Task description ::
Begin with the first line below and retype each line exactly through the line containing "from matplotlib.ticker import". Any pictures are to be left out.

Data ::
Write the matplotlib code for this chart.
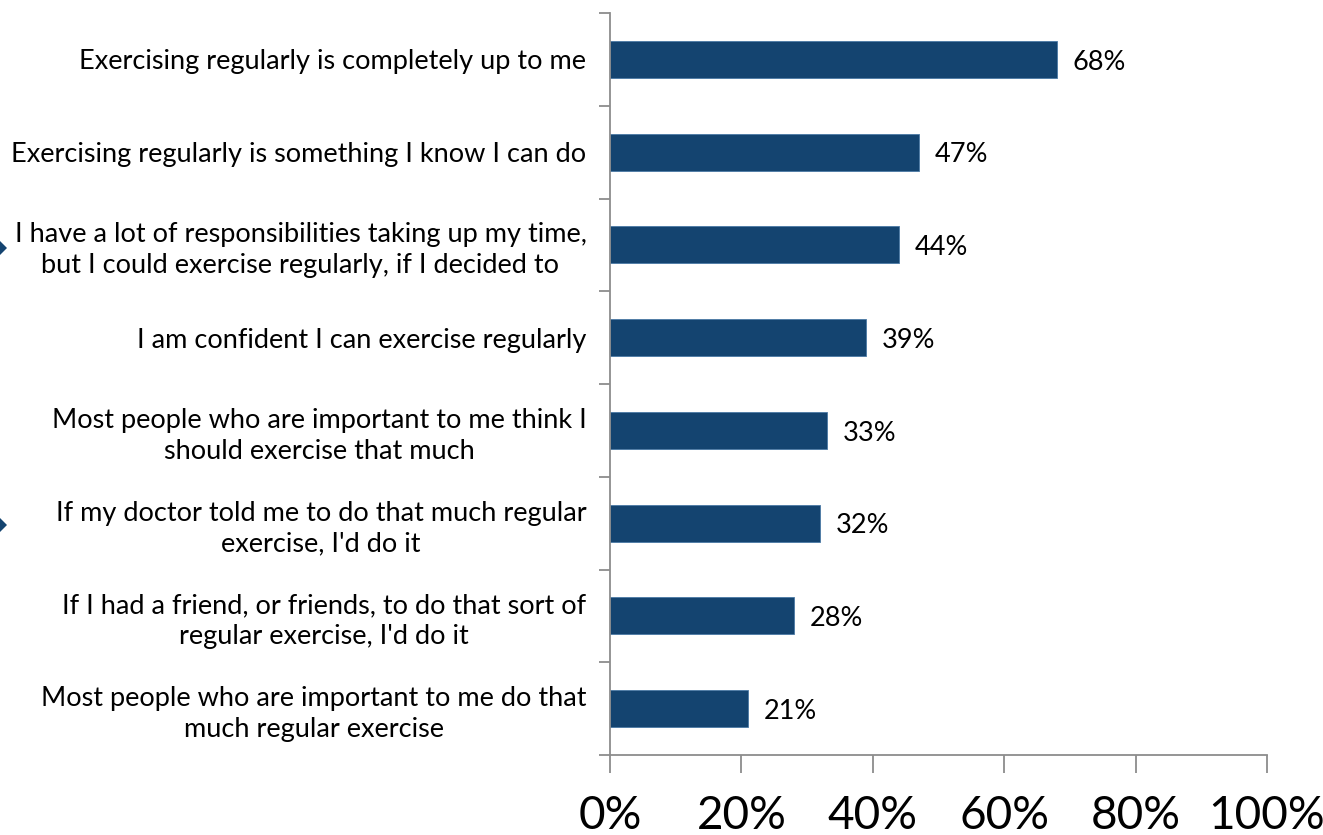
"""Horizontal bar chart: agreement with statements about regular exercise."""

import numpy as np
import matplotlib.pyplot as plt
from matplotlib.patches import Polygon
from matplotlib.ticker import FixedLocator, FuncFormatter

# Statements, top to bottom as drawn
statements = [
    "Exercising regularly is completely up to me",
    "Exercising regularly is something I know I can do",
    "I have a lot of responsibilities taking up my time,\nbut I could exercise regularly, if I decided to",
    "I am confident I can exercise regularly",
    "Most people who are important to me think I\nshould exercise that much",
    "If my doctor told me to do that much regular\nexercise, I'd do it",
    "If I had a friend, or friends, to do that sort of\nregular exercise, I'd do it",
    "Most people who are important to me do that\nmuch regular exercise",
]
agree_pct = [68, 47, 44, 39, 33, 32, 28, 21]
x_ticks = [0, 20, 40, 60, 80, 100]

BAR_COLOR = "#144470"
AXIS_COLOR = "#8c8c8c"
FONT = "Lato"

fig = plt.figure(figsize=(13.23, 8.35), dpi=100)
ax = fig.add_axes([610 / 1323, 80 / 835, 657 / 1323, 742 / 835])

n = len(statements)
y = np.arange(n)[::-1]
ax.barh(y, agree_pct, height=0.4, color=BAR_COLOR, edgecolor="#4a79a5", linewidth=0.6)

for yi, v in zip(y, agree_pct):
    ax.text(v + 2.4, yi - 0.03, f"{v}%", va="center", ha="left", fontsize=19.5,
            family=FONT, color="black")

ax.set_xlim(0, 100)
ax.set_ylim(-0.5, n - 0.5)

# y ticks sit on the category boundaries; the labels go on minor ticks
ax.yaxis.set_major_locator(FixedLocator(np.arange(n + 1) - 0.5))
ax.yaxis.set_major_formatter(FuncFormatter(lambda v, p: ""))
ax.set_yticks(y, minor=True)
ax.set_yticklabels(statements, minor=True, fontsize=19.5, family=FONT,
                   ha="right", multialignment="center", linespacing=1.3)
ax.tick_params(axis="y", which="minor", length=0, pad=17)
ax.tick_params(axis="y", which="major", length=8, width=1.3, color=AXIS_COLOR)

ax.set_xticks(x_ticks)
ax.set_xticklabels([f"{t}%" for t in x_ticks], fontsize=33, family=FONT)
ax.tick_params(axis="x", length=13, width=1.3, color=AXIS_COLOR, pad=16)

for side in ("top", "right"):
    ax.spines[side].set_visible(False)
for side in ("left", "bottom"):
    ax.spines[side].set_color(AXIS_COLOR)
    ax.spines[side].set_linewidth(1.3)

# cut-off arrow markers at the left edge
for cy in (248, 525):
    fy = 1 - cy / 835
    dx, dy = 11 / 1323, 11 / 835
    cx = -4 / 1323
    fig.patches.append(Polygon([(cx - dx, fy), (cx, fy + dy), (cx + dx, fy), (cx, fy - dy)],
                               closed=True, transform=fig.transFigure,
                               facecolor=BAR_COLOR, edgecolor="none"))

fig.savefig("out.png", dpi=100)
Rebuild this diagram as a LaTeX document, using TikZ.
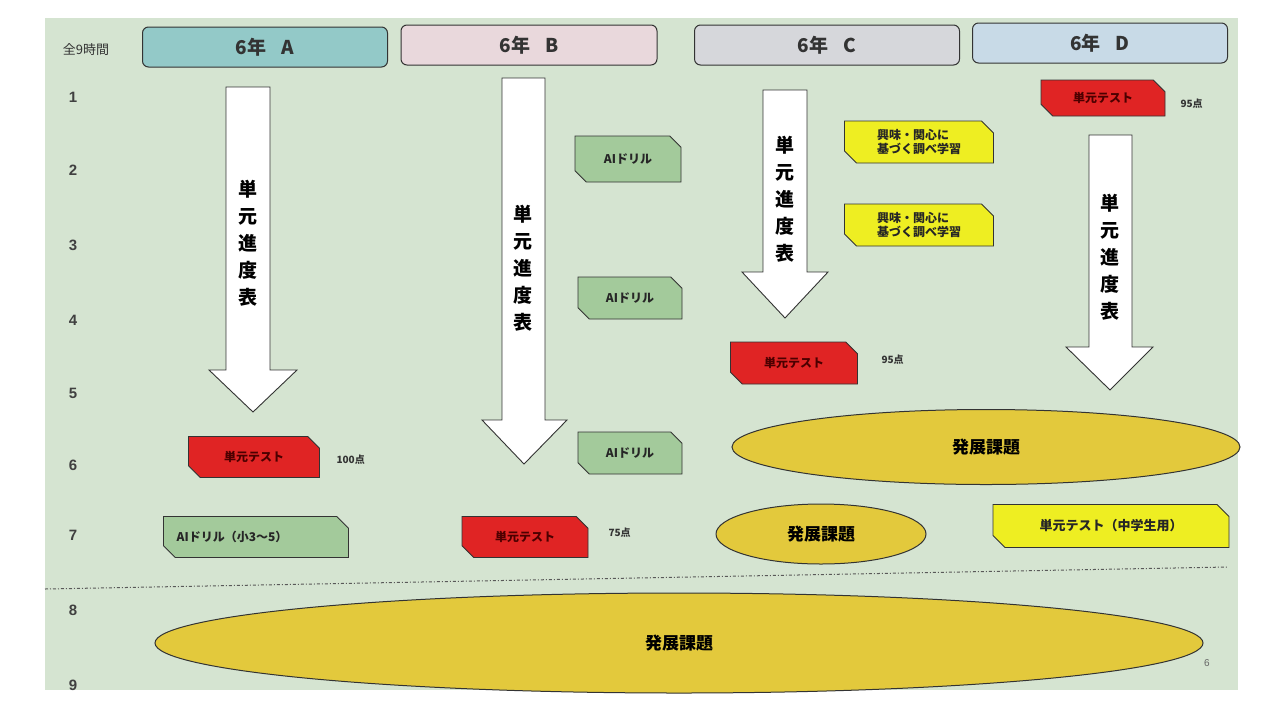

Final result ::
Write the matplotlib code for this chart.
"""Horizontal bar chart: agreement with statements about regular exercise."""

import numpy as np
import matplotlib.pyplot as plt
from matplotlib.patches import Polygon
from matplotlib.ticker import FixedLocator, FuncFormatter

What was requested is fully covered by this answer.